Miguel Baquero
La imagen no puede ser más gráfica y sugerente, y en eso se nota que el autor de esta novela, José Luis Gärtner (Granada, 1964) tiene amplia experiencia en el sector teatral: un hombre circula diariamente, y casi a la misma hora, por los pasillos de un centro comercial subido en una pulidora. Trabajador de la limpieza en la macrosuperficie, el protagonista la recorre rutinariamente, zigzagueando y volviendo una y otra vez sobre el lugar por donde acaba de pasar, a la velocidad ínfima que puede imaginarse.
La máquina es, en verdad, todo un descubrimiento literario, pues le permite a Gärtner «pasear» a su personaje con una calma inusitada en medio del barullo y la prisa de las compras; y al paso de su monótono trabajo, reflexionar sobre los distintos establecimientos frente a los que cruza, las personas que hay en ellos o los grupos que, sin reparar en él, le abren paso, y por entre medias de los cuales atraviesa como invisible. Para mayor —y más acertada— caracterización, el protagonista vive en el mismo centro comercial, en un cuartucho de servicio junto a las taquillas, de apenas unos metros cuadrados, que le han habilitado.
Subido a la pulidora, el personaje, día tras día, como se ha dicho, pasa por los mismos lugares, fantasea sobre la vida de los otros, discurre sobre lo que le rodea, imagina que un accidente acaba con su jefe... En resumidas cuentas, piensa. Piensa. Y a la primera conclusión que llega es a la que aconsejaba el sabio: antes de nada, conocerse a uno mismo, y el protagonista concluye que es nada, nadie. Y que, en consecuencia, nada tiene. Un gusto, quizás, bastante embarullado por la literatura, por la cultura en general; sueña difusamente con, un día, escribir un libro, pero quizás él es el primero que sabe que se está engañando a sí mismo. Que nunca escribirá, nunca hará nada, salvo pasar la pulidora un día y otro por el centro comercial.
Me parece escalofriante la imagen de ese hombre, que podría servir como magnífico símbolo de nuestro tiempo. Un hombre obligado a vivir en, y recorrer una vez tras otra, el centro comercial, pasar frente a las tiendas, junto a los consumidores, ignorado de todos, a una velocidad distinta a ellos que le permite recapacitar. Tal vez las reflexiones que vaya desgranando sobre la máquina no tengan tanto valor como la imagen en sí, aunque algunas ciertamente sean de gran categoría: «La gente anda tan preocupada por alcanzar la felicidad que se olvida de lo fácil que podría ser lo de estar a gusto»; o: «Los mortales hemos inventado relojes para recordarnos que el tiempo no transcurre, sino que se agota». Grandes frases, realmente, pero nada comparables, insisto, a la imagen de este hombre, del que poco más llegaremos a saber —salvo algunos retazos difusos de un pasado en el que vivió la frustración de un amor—, este trabajador que recorre los pasillos lentamente, conversando consigo mismo, y que en sus ratos libres acude al bar del centro comercial a embrutecerse.

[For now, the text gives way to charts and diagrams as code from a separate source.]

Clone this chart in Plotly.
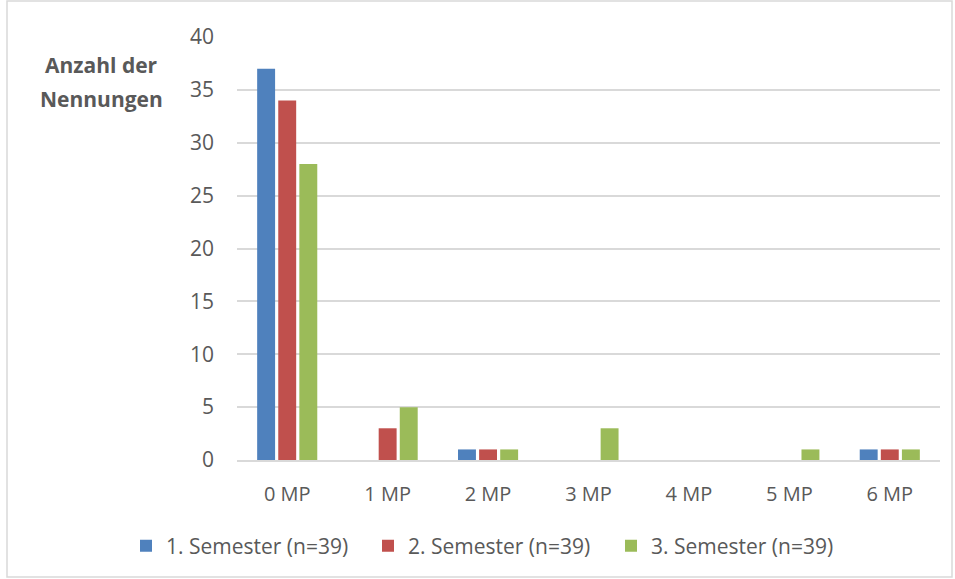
import plotly.graph_objects as go

categories = ["0 MP", "1 MP", "2 MP", "3 MP", "4 MP", "5 MP", "6 MP"]
series_names = ["1. Semester (n=39)", "2. Semester (n=39)", "3. Semester (n=39)"]
sem1 = [37, 0, 1, 0, 0, 0, 1]
sem2 = [34, 3, 1, 0, 0, 0, 1]
sem3 = [28, 5, 1, 3, 0, 1, 1]
colors = ["#4F81BD", "#C0504D", "#9BBB59"]

W, H = 955, 579
L, T = 237, 37
pw, ph = 940 - 237, 460 - 37
R = W - L - pw
B = H - T - ph

def px(x):
    return (x - L) / pw

def py(y):
    return (T + ph - y) / ph

font = "Open Sans, Liberation Sans, sans-serif"
legend_names = ["legend", "legend2", "legend3"]
legend_text_x = [166, 408, 651]

fig = go.Figure()
for name, vals, col, lg in zip(series_names, [sem1, sem2, sem3], colors, legend_names):
    fig.add_trace(go.Bar(x=categories, y=vals, name=name, marker_color=col,
                         marker_line_width=0, legend=lg))

legend_layout = {}
for lg, tx in zip(legend_names, legend_text_x):
    legend_layout[lg] = dict(orientation="h", x=px(tx - 40), xanchor="left",
                             y=py(546), yanchor="middle",
                             font=dict(size=21, color="#595959", family=font),
                             itemwidth=30, bgcolor="rgba(0,0,0,0)")

fig.update_layout(
    width=W, height=H,
    margin=dict(l=L, r=R, t=T, b=B),
    paper_bgcolor="white", plot_bgcolor="white",
    barmode="group", bargap=0.37, bargroupgap=0.15,
    font=dict(family=font, color="#595959"),
    showlegend=True,
    **legend_layout,
    xaxis=dict(showgrid=False, showline=True, linecolor="#D9D9D9", linewidth=1.5,
               tickfont=dict(size=20, color="#595959"), ticks="", ticklabelstandoff=15),
    yaxis=dict(range=[0, 40], dtick=5, showgrid=True, gridcolor="#D9D9D9", gridwidth=1.5,
               zeroline=False, showline=False, ticks="",
               tickfont=dict(size=21, color="#595959"), ticklabelstandoff=22),
    annotations=[
        dict(text="<b>Anzahl der</b>", xref="paper", yref="paper",
             x=px(101), y=py(65), xanchor="center", yanchor="middle",
             showarrow=False, font=dict(size=21, color="#595959", family=font)),
        dict(text="<b>Nennungen</b>", xref="paper", yref="paper",
             x=px(101), y=py(99), xanchor="center", yanchor="middle",
             showarrow=False, font=dict(size=21, color="#595959", family=font)),
    ],
    shapes=[dict(type="rect", xref="paper", yref="paper",
                 x0=px(7), x1=px(952),
                 y0=py(577), y1=py(1),
                 line=dict(color="#D9D9D9", width=1.5), fillcolor="rgba(0,0,0,0)", layer="below")],
)

fig.write_html("out.html", config={"displayModeBar": False},
               post_script="document.body.style.margin='0';document.body.style.padding='0';document.documentElement.style.overflow='hidden';")
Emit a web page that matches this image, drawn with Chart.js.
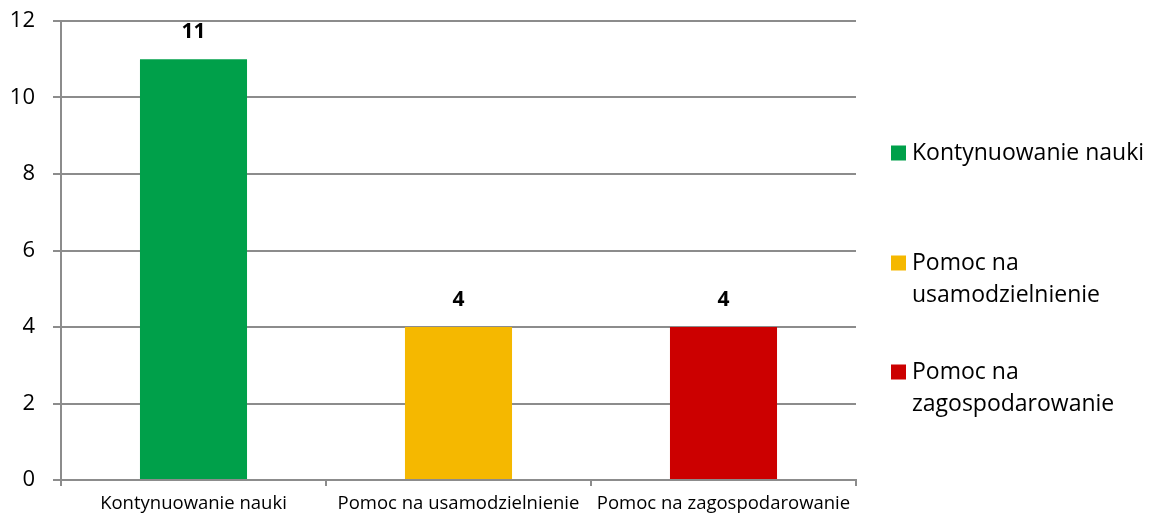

Algunas objeciones —pero hablamos de detalles succionados o, mejor, pulidos por esa imagen que se lo traga y lo disculpa todo—: el tono demasiado escatológico del principio, con algunas reflexiones y escenas pueriles sobre el cagar y el mear —aunque tal vez tengan una segunda disculpa por el hecho de que el personaje sea un encargado de la limpieza y, como tal, se vea a menudo entre basuras—. Otro pero: el nombre del protagonista, Atanasio Ropero, que suena grotesco y como a chanza cuando claramente no era necesario; y el título del libro, Geografías apócrifas, cuyo tono pomposo no alcanzo a comprender a qué obedece ni cuáles sean esas geografías, pudiendo haber empleado un «La pulidora», por ejemplo, así de sencillo y definitivo.
Pero son detalles en medio de un relato dominado por esa gran imagen, excelente metáfora que Gärtner propone del hombre actual.